### Source excerpt

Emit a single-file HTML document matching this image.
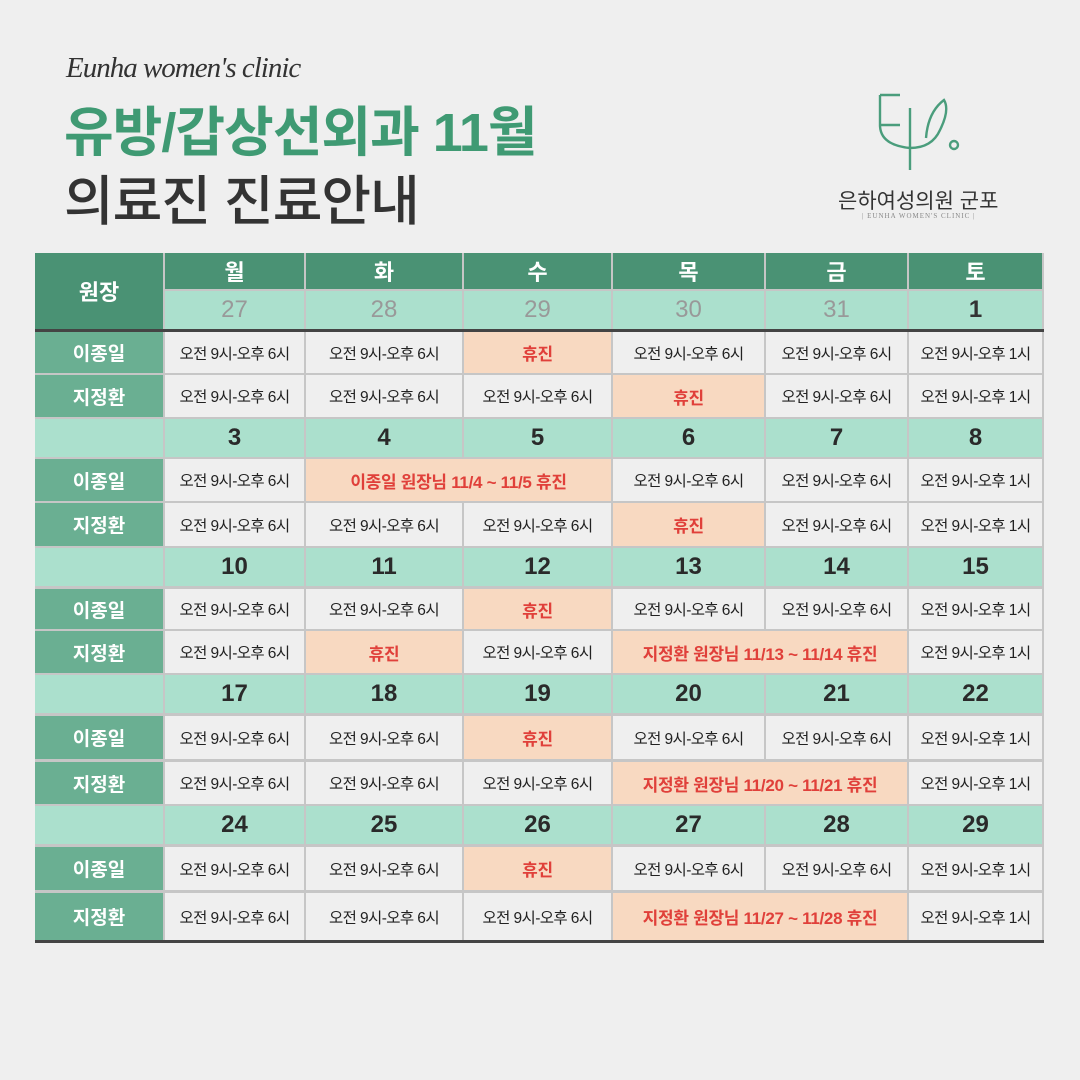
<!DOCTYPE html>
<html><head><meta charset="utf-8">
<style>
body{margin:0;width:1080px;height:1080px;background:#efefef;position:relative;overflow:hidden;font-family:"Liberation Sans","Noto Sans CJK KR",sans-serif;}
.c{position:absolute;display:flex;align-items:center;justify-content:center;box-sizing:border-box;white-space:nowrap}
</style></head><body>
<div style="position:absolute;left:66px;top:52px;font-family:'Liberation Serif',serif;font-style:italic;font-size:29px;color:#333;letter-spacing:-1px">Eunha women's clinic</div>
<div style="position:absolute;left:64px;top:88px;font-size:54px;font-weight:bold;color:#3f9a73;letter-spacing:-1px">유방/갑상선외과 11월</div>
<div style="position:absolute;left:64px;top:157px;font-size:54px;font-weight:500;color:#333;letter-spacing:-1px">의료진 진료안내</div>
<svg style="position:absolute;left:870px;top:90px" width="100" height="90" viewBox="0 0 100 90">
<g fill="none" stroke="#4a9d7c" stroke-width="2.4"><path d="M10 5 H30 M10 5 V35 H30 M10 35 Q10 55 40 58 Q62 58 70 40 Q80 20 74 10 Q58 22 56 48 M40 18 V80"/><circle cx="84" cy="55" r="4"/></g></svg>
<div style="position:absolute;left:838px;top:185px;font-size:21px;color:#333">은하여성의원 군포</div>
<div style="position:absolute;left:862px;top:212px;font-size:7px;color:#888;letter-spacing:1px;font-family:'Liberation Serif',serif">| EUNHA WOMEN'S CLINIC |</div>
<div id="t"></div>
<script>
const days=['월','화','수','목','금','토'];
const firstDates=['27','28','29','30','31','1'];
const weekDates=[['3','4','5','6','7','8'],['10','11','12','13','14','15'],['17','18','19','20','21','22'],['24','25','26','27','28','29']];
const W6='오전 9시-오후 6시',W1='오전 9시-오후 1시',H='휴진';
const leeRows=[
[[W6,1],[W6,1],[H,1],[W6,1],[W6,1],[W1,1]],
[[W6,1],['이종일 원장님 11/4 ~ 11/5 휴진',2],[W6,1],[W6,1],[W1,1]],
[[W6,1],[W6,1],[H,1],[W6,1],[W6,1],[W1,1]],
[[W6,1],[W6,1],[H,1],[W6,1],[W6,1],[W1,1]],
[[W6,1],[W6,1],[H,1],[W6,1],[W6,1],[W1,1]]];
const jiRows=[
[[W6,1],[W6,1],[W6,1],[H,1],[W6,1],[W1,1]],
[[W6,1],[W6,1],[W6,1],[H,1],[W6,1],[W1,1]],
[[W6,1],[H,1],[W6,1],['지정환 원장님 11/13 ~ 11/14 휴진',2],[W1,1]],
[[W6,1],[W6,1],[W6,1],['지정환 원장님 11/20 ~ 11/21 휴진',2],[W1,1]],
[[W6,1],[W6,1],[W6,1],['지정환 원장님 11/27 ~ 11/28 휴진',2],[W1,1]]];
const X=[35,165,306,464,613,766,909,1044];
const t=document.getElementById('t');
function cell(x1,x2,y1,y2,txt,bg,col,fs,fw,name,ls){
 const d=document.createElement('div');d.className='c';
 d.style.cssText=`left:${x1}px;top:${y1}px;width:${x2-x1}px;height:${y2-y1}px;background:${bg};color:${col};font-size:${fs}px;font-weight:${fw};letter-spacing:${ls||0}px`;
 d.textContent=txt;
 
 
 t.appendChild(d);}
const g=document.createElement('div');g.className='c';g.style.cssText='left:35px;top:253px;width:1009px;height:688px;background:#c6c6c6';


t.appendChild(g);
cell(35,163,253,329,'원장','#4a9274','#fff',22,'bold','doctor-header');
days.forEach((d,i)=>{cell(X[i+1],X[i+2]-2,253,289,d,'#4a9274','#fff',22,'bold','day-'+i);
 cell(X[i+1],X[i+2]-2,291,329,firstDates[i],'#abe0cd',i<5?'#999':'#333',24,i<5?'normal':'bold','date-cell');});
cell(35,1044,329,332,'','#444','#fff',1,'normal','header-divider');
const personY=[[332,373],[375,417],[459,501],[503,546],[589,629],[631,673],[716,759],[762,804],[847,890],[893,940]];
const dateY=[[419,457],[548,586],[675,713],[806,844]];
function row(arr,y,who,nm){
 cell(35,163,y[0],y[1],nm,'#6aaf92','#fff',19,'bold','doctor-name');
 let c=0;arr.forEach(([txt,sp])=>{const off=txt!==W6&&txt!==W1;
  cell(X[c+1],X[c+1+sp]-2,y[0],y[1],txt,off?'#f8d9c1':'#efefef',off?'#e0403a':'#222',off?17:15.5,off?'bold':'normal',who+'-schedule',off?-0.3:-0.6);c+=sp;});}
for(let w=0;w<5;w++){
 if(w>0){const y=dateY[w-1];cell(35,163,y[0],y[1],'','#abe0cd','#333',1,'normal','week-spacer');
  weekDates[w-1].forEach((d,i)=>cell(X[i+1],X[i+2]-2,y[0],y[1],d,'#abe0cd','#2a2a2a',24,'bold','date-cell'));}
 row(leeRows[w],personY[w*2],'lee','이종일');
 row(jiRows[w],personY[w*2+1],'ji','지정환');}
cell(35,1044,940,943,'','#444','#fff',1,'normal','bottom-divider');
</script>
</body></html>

### Task requirements
Give the count of lines in the data shown above that contain "document", and nothing else.

### Task answer
4